2 de março de 2015

Textos de Segunda - "...É como andar de bicicleta."

  "Você nunca esquece!", eu nunca esqueci, nem mesmo a sensação. Era uma tarde de sábado, eu descia a rua de minha casa enquanto pensava sobre os dias, os meus. Mal havia percebido como estava o tempo, se havia sol, nuvens, poças no asfalto. Nesse, como em alguns outros dias, andava sem controle, de certa forma, no modo piloto automático, e a reflexão se dava de forma descomunal. Já não habitava o meu cotidiano. No caminho, já próximo a entrada de minha casa, havia uma criança de mais ou menos sete anos, montado em sua pequena bicicleta, dando voltas pela rua com seus amigos. Isso tirou a poeira que cobria as minhas lembranças.
Meu pai sempre faz questão de me lembrar (principalmente nos momentos de fraqueza), vem e utiliza como artifício para me encorajar, o dia que passou me ensinando a andar de bicicleta sem as rodinhas. Relembra os tombos que tomei, as muitas lágrimas que derramei querendo desistir (na infância, tudo era motivo para lágrimas), e no fim, naquele belo fim de tarde, minha bicicleta (que possuía pintura de chamas) queimava o asfalto do caminho - minha rua, que de uma esquina à outra, nem chegava a ter 50 metros. Diante dos outros me sentia minúsculo, frágil, meu pai era um gigante, e o mesmo sentia em relação a minha mãe, mas naquele instante sentia que ganhava o mundo, que havia, em mim, a capacidade de fazer e alcançar qualquer coisa, qualquer sonho, qualquer desejo, bastava um pouco de inspiração, talvez um pouco de lágrimas, joelhos ralados e muita transpiração. Não sei precisar qual idade tinha, sei apenas que era um domingo, e me marcou.

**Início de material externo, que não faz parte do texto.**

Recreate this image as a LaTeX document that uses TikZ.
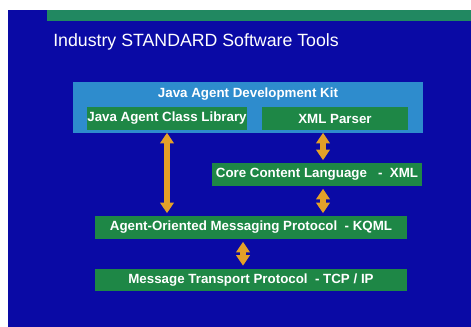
\documentclass[tikz,border=0pt]{standalone}
\usepackage{fontspec}
\setmainfont{Liberation Sans}
\usepackage{xcolor}
\usetikzlibrary{arrows.meta}
\definecolor{slideblue}{RGB}{10,10,165}
\definecolor{kitblue}{RGB}{46,140,205}
\definecolor{boxgreen}{RGB}{30,135,70}
\definecolor{arrorange}{RGB}{228,160,40}
\tikzset{layer/.style={fill=boxgreen,text=white,font=\bfseries\fontsize{10}{12}\selectfont,minimum height=17pt,inner sep=0pt},
  kit/.style={fill=kitblue,minimum width=262.5pt,minimum height=38pt,inner sep=0pt},
  updown/.style={arrorange,line width=4.5pt,{Triangle[width=10pt,length=8pt]}-{Triangle[width=10pt,length=8pt]},shorten <=2pt,shorten >=2pt}}

\begin{document}
\begin{tikzpicture}[x=0.75pt,y=-0.75pt]
    \useasboundingbox (0,0) rectangle (471,327);
    \fill[white] (0,0) rectangle (471,327);
    \fill[slideblue] (8,10) rectangle (471,327);
    \fill[boxgreen!80!kitblue] (47,10) rectangle (471,21);
    \node[anchor=west,inner sep=0pt,text=white,font=\fontsize{13.3}{15}\selectfont] (title)at (53,42) {Industry STANDARD Software Tools};

    \node[kit] (jadk)at (248,107.5) {};
    \node[text=white,font=\bfseries\fontsize{10}{12}\selectfont] (jadkl)at (248,94) {Java Agent Development Kit};
    \node[layer,minimum width=120pt] (jacl)at (167,118.5) {Java Agent Class Library};
    \node[layer,minimum width=109.5pt] (xml)at (335,118.5) {XML Parser};
    \node[layer,minimum width=157.5pt] (ccl)at (317,174.5) {Core Content Language \ \ -\ \ XML};
    \node[layer,minimum width=234pt] (aomp)at (251,227.5) {Agent-Oriented Messaging Protocol \ -\ KQML};
    \node[layer,minimum width=234pt] (mtp)at (251,280) {Message Transport Protocol \ -\ TCP / IP};

    \draw [updown] (jacl.south) to (jacl.south |- aomp.north);
    \draw [updown] ([xshift=-9pt]xml.south) to ([xshift=-9pt]xml.south |- ccl.north);
    \draw [updown] ([xshift=-9pt]xml.south |- ccl.south) to ([xshift=-9pt]xml.south |- aomp.north);
    \draw [updown] ([xshift=-6pt]aomp.south) to ([xshift=-6pt]mtp.north);
\end{tikzpicture}
\end{document}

Entender palavra escrita, saber reconhecer e interpretar os sinais, veio também, como outra conquista que me tirou do chão e trouxe uma nova e rica perspectiva. Novamente, minha pouca estatura e idade nada tinham a ver com o tamanho que eu sentia, ou o mundo que podia tocar. Aos 3, indo para os 4 anos, comecei a tecer minhas primeiras palavras escritas, e os livrinhos, gibis, os contos que meus pais liam para mim, agora poderiam ser "radiografados" pelos meus olhos e cantados pela minha voz. Tudo muito simples, sem precisar de fórmulas de bhaskara. E eu, "o mais feliz da vida".
Tem dias que amanhecemos meio nublados, algumas vezes essas nuvens se estendem por dias, semanas. Chegamos num ponto, onde as nuvens estão completamente carregadas, e por dentro, somos só tempestade. E de tão carregados, de tanta tempestade, transbordamos. E esse transbordar, é nosso corpo dizendo que tudo isso é muito. Transbordamos, irrigamos o nosso solo, limpamos nossas janelas. Transbordamos até a água ficar cristalina, até os vidros, os vitrais ficarem límpidos, até fertilizarmos o nosso peito. Daí, damos espaço para o sol. Flores brotam, belas paisagens tornamos enxergar, e os vitrais nos permitem novos espetáculos de encantamento. Crescer nos faz esquecer de dar importância às coisas "desimportantes". Tudo muito complexo, de dinâmica assustadora, pragmatismo mecânico, tudo muito frio. Que os temporais venham, lavem todo o mal. Mas nunca fechar as janelas para o sol. Que seus raios continuem a iluminar as coisas "insignificantes". Viver e saber o valor e a importância de cada estação.